### Stated task
No images are to be carried over; print all other material exactly as it stands.

### Given material
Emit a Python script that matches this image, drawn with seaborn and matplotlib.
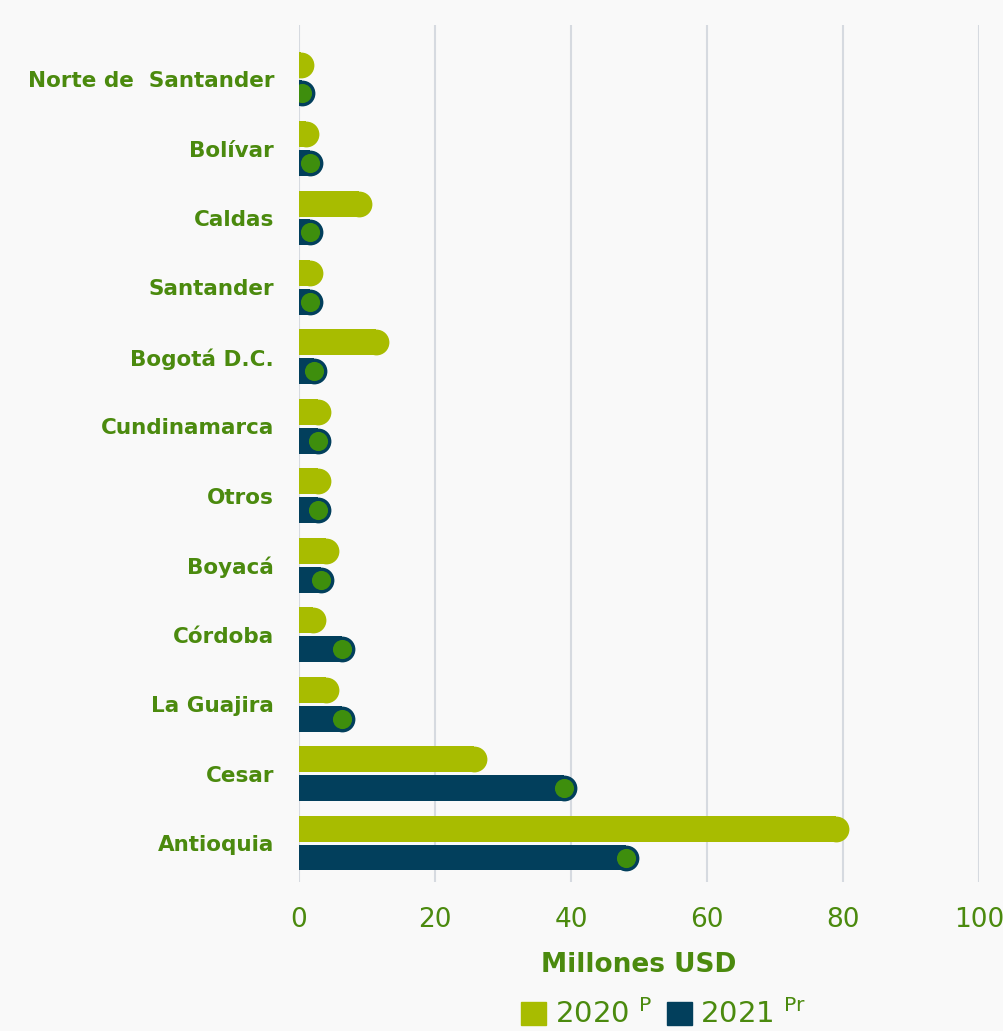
import pandas as pd
import matplotlib.pyplot as plt
from matplotlib.patches import Patch
import seaborn as sns

# ============================================================================
# DATA
# ============================================================================

regions = ['Norte de  Santander', 'Bolívar', 'Caldas', 'Santander', 'Bogotá D.C.',
           'Cundinamarca', 'Otros', 'Boyacá', 'Córdoba', 'La Guajira', 'Cesar', 'Antioquia']
val_2020 = [0.3, 1.0, 8.8, 1.6, 11.3, 2.8, 2.8, 4.0, 2.1, 4.0, 25.7, 79.0]
val_2021 = [0.4, 1.6, 1.6, 1.6, 2.2, 2.8, 2.8, 3.2, 6.3, 6.3, 39.0, 48.1]
years = ['2020', '2021']
legend_labels = ['2020 $^{\\mathrm{P}}$', '2021 $^{\\mathrm{Pr}}$']
x_ticks = [0, 20, 40, 60, 80, 100]

df = pd.DataFrame({
    'region': regions * 2,
    'year': [years[0]] * len(regions) + [years[1]] * len(regions),
    'value': val_2020 + val_2021,
})

# ============================================================================
# STYLE
# ============================================================================

bg = '#f9f9f9'
c2020 = '#a8bc00'
c2021 = '#023f5c'
dot = '#3e8e0d'
txt = '#4b8a0e'
grid = '#d6dae0'

sns.set_style('white')
plt.rcParams['font.family'] = ['DejaVu Sans']

# ============================================================================
# PLOT
# ============================================================================

fig = plt.figure(figsize=(10.04, 10.31), dpi=100, facecolor=bg)
ax = fig.add_axes([299 / 1004, 1 - 882 / 1031, 680 / 1004, 857 / 1031], facecolor=bg)

sns.barplot(data=df, y='region', x='value', hue='year', orient='h',
            palette=[c2020, c2021], saturation=1, width=0.83, gap=0.1,
            linewidth=0, legend=False, ax=ax, zorder=2)

# rounded caps + dot on 2021 bars
for cont, col in zip(ax.containers, [c2020, c2021]):
    xs = [p.get_width() for p in cont.patches]
    ys = [p.get_y() + p.get_height() / 2 for p in cont.patches]
    ax.scatter(xs, ys, s=345, color=col, linewidths=0, zorder=3, clip_on=True)
    if col == c2021:
        ax.scatter(xs, ys, s=190, color=dot, linewidths=0, zorder=4, clip_on=True)

ax.set_xlim(0, 100)
ax.set_ylim(11.56, -0.778)
ax.set_xticks(x_ticks)
ax.xaxis.grid(True, color=grid, linewidth=1.5, zorder=0)
ax.set_axisbelow(True)
sns.despine(ax=ax, left=True, right=True, top=True, bottom=True)

ax.tick_params(axis='x', length=8, width=1.5, color=grid, pad=10,
               labelsize=19, labelcolor=txt)
ax.tick_params(axis='y', length=0, pad=18)
for lab in ax.get_yticklabels():
    lab.set_fontsize(15.5)
    lab.set_fontweight('bold')
    lab.set_color(txt)

ax.set_ylabel('')
ax.set_xlabel('Millones USD', fontsize=19, fontweight='bold', color=txt, labelpad=14)

handles = [Patch(color=c2020), Patch(color=c2021)]
fig.legend(handles, legend_labels, loc='upper center', ncol=2,
           bbox_to_anchor=(664 / 1004, 1 - 985 / 1031), frameon=False,
           fontsize=21, labelcolor=txt, handlelength=0.85, handleheight=0.85,
           handletextpad=0.3, columnspacing=0.5, borderpad=0)

plt.savefig('out.png', dpi=100, facecolor=bg)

### Solution to this exercise
Emit a Python script that matches this image, drawn with seaborn and matplotlib.
import pandas as pd
import matplotlib.pyplot as plt
from matplotlib.patches import Patch
import seaborn as sns

# ============================================================================
# DATA
# ============================================================================

regions = ['Norte de  Santander', 'Bolívar', 'Caldas', 'Santander', 'Bogotá D.C.',
           'Cundinamarca', 'Otros', 'Boyacá', 'Córdoba', 'La Guajira', 'Cesar', 'Antioquia']
val_2020 = [0.3, 1.0, 8.8, 1.6, 11.3, 2.8, 2.8, 4.0, 2.1, 4.0, 25.7, 79.0]
val_2021 = [0.4, 1.6, 1.6, 1.6, 2.2, 2.8, 2.8, 3.2, 6.3, 6.3, 39.0, 48.1]
years = ['2020', '2021']
legend_labels = ['2020 $^{\\mathrm{P}}$', '2021 $^{\\mathrm{Pr}}$']
x_ticks = [0, 20, 40, 60, 80, 100]

df = pd.DataFrame({
    'region': regions * 2,
    'year': [years[0]] * len(regions) + [years[1]] * len(regions),
    'value': val_2020 + val_2021,
})

# ============================================================================
# STYLE
# ============================================================================

bg = '#f9f9f9'
c2020 = '#a8bc00'
c2021 = '#023f5c'
dot = '#3e8e0d'
txt = '#4b8a0e'
grid = '#d6dae0'

sns.set_style('white')
plt.rcParams['font.family'] = ['DejaVu Sans']

# ============================================================================
# PLOT
# ============================================================================

fig = plt.figure(figsize=(10.04, 10.31), dpi=100, facecolor=bg)
ax = fig.add_axes([299 / 1004, 1 - 882 / 1031, 680 / 1004, 857 / 1031], facecolor=bg)

sns.barplot(data=df, y='region', x='value', hue='year', orient='h',
            palette=[c2020, c2021], saturation=1, width=0.83, gap=0.1,
            linewidth=0, legend=False, ax=ax, zorder=2)

# rounded caps + dot on 2021 bars
for cont, col in zip(ax.containers, [c2020, c2021]):
    xs = [p.get_width() for p in cont.patches]
    ys = [p.get_y() + p.get_height() / 2 for p in cont.patches]
    ax.scatter(xs, ys, s=345, color=col, linewidths=0, zorder=3, clip_on=True)
    if col == c2021:
        ax.scatter(xs, ys, s=190, color=dot, linewidths=0, zorder=4, clip_on=True)

ax.set_xlim(0, 100)
ax.set_ylim(11.56, -0.778)
ax.set_xticks(x_ticks)
ax.xaxis.grid(True, color=grid, linewidth=1.5, zorder=0)
ax.set_axisbelow(True)
sns.despine(ax=ax, left=True, right=True, top=True, bottom=True)

ax.tick_params(axis='x', length=8, width=1.5, color=grid, pad=10,
               labelsize=19, labelcolor=txt)
ax.tick_params(axis='y', length=0, pad=18)
for lab in ax.get_yticklabels():
    lab.set_fontsize(15.5)
    lab.set_fontweight('bold')
    lab.set_color(txt)

ax.set_ylabel('')
ax.set_xlabel('Millones USD', fontsize=19, fontweight='bold', color=txt, labelpad=14)

handles = [Patch(color=c2020), Patch(color=c2021)]
fig.legend(handles, legend_labels, loc='upper center', ncol=2,
           bbox_to_anchor=(664 / 1004, 1 - 985 / 1031), frameon=False,
           fontsize=21, labelcolor=txt, handlelength=0.85, handleheight=0.85,
           handletextpad=0.3, columnspacing=0.5, borderpad=0)

plt.savefig('out.png', dpi=100, facecolor=bg)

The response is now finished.